Je bedrohlicher die Lage für bestehende Zeitungen wird, desto mehr sind diese Verlage darauf angewiesen, fremd produzierte Artikel billig einzukaufen. Das läuft üblicherwesie darauf hinaus, dass Agenturmeldungen schlicht übernommen werden. Auch im Bereich Kritiken ist das mehr als üblich. Die meisten dieser Kritiken sind ziemlich dürftig. Warum stellt Nachtkritik nicht den Zeitungen – ggf. wenigstens für die Onlineausgabe – die Kritiken gegen Entgelt zur Verfügung?
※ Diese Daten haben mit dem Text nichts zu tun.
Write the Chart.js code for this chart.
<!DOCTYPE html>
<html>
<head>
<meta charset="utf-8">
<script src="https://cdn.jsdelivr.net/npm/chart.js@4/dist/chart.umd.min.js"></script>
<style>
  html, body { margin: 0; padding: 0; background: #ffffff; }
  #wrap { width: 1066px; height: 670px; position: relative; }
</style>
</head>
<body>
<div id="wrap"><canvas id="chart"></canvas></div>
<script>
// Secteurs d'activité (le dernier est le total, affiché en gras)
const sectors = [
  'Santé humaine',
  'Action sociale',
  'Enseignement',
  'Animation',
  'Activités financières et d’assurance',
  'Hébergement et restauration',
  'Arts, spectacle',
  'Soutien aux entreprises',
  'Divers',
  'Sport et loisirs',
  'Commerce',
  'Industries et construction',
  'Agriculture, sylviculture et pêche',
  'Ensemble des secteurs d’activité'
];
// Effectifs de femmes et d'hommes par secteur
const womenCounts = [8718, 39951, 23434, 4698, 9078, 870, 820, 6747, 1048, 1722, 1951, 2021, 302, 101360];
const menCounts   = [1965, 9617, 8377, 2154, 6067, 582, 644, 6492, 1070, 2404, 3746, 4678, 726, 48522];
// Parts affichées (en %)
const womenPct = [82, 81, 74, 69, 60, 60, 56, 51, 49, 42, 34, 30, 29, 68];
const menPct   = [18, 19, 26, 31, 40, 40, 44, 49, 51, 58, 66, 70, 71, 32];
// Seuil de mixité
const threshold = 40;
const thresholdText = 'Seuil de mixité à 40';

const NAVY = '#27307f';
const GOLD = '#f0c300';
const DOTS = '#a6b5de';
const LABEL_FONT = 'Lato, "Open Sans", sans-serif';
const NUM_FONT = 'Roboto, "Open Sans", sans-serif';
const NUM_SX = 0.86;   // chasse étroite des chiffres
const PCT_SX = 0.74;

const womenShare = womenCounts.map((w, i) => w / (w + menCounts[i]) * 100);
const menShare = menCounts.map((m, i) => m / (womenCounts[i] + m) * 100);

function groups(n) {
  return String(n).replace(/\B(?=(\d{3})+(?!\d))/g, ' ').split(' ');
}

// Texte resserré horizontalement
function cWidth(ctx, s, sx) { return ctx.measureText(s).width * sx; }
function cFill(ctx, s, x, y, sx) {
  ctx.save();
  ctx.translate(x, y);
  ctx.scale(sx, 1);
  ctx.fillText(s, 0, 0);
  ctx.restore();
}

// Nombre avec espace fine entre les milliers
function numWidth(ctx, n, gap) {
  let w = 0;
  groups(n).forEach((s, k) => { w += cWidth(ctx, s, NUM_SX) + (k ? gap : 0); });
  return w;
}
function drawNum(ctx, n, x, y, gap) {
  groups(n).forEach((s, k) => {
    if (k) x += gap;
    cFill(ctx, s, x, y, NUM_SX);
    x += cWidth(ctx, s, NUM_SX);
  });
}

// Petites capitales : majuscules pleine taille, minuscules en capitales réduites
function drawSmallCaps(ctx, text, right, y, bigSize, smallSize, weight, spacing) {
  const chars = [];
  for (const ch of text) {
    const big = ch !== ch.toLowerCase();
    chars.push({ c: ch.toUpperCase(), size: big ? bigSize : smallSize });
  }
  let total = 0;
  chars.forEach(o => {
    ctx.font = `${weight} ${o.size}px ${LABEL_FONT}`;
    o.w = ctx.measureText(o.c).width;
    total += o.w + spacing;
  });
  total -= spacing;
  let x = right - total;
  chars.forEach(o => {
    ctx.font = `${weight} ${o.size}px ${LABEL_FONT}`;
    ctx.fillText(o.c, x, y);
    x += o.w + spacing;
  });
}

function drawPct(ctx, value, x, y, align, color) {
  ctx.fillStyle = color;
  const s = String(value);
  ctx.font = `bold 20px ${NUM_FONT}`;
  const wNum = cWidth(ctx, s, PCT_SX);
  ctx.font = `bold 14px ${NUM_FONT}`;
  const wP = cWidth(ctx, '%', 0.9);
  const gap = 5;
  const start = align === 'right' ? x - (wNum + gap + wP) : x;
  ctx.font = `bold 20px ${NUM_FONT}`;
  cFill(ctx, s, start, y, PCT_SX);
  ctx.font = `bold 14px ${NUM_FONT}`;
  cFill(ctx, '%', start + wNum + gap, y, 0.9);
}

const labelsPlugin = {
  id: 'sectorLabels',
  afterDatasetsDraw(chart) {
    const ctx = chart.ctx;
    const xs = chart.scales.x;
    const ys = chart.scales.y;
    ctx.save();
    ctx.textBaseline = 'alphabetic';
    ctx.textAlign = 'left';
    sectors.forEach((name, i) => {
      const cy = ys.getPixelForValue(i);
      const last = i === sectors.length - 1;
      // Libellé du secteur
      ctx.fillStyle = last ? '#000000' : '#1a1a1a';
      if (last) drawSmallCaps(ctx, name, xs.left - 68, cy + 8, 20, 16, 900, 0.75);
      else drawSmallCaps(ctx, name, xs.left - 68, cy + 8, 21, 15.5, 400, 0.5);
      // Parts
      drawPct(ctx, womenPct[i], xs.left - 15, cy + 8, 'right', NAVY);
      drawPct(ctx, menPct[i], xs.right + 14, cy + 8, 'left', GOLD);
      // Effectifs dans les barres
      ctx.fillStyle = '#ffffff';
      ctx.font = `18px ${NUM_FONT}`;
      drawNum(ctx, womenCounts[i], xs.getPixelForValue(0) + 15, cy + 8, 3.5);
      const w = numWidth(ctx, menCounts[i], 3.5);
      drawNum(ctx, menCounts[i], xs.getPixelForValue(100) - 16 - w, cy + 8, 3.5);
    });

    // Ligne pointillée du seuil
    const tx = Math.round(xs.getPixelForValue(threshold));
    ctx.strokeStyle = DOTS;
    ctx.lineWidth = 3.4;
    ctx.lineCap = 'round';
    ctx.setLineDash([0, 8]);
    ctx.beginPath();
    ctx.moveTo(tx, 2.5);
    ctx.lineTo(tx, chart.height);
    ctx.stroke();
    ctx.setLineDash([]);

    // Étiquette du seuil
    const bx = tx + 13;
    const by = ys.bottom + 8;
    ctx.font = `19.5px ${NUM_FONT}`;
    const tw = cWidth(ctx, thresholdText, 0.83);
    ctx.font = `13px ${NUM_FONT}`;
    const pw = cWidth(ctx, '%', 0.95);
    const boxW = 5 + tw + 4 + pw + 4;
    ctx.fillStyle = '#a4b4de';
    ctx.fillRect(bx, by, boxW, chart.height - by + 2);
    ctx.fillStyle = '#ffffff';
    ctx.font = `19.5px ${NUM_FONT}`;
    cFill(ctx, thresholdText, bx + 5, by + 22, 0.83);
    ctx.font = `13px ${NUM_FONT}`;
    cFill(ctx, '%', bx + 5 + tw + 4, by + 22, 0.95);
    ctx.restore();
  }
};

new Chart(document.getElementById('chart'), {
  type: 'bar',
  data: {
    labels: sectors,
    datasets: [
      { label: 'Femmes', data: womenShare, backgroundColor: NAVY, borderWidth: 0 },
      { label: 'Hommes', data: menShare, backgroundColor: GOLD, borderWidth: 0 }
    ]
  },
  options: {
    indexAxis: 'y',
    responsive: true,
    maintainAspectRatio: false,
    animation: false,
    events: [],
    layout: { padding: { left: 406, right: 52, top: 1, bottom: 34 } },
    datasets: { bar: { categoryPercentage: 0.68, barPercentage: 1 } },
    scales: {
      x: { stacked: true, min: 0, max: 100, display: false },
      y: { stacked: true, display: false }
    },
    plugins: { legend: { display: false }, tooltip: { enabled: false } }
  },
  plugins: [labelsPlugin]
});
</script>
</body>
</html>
Contentsyndication mit Theatern?
Theater müssen sich enger mit ihren Besuchern verbinden – dazu gehört auch, die Webseiten zu mehr als Spielplankalendern mit dürftiger Beschreibung und Ensembleübersicht zu machen. Warum nicht den Theatern gegen (kleines) Entgelt anbieten, die Nachtkritiken in ihre Seite zu integrieren, einen Querzugriff auf die Kommentarfunktion zu schaffen (sodass Besucher der Theaterseite und von Nachtkritik.de in einen gemeinsamen Kommentar-Stream posten). Kommentarmanagement durch Nachtkritik gegen (kleines) Entgelt.
Shopanbindung?
Wenn Nachtkritik schon gut oder schlecht über Inszenierungen schreibt – warum kann ich von dieser Seite aus nicht direkt in die Kartenbestellung des besprochenen Theaters einsteigen? Warum nicht ein Affiliate-Programm schaffen, bei dem Nachtkritik Provision für den Kartenvertrieb erhält? Selbstverständlich muss das von der redaktionellen Arbeit streng getrennt werden, darf die Meinung der Kritiker nicht … blablabla. Zeitungen haben sich seit ewigen Zeiten durch Werbung teilfinanzieren lassen – wenn Nachtklinik es nicht schafft, finanzielle und redaktionelle Belange zu trennen, hat sie das Überleben eh nicht verdient. Dann wäre es eben kein Qualitätsjournalismus – deswegen gehe ich davon aus, dass das schaffbar ist.
Medien-Kooperation?
Langfristig wird sicher ein Überleben nur als Kooperation denkbar sein – mit einem der siechenden Medienhäuser vielleicht. Das lächerliche Kultiversum von Friedrich könnte durch Nachtkritik ersetzt werden. Großverlage wie Holtzbrinck oder WAZ-Gruppe (oder Der Freitag?) könnten einsteigen und für ihre Zeitungen ein Zusatzangebot schaffen, das von Nachtkritik inhaltlich gefüllt und betreut wird.
Sponsoring?
Am Ende müsste man über den Sündenfall nachdenken und überlegen, ob nicht eine oder mehrere große Marken mit Kulturschwerpunkt ein Interesse daran haben könnten, als Sponsoren aktiv zu werden. Es geht ums Überleben – da sollte kein Gedanke von vornherein ausscheiden. Wäre zu fragen, ob es kultur- oder gar theateraffine Marken oder Unternehmen gibt, die unter Beibehaltung der inhaltlichen Souveränität von Nachtkritik eine Unterstützung gewähren, um das eigene Image damit zu stützen. Gibt’s garantiert. Kann man wollen – muss man?
Mammons Hammer überleben?
Keine Ahnung, ob nachtkritik jetzt noch dem Hammerschlag der Ökonomie ausweichen kann. Ich wünsche es allen Beteiligten. Und ich wünsche mir, dass die Beteiligten anfangen, darüber nachzudenken und zu schreiben, was die Ökonomisierung der Gesellschaft bedeutet. Und dass die Theater dabei mitziehen. Wie immer wieder in diesem Blog gesagt:: Ich halte Theater für die Flakgeschütze der Demokratie – auch und vor allem in Verteidigung gegen ökonomische Selbstmordattentäter, Profit-Mullahs, EBITDA-Predigern, Ökonomiemadrassas und Effizienztaliban. Deutschland wird nicht am Hindukusch verteidigt, sondern auf den Bühnen. Fangt damit an (mehr dazu in Mammons Hammer II – demnächst in diesem Blog).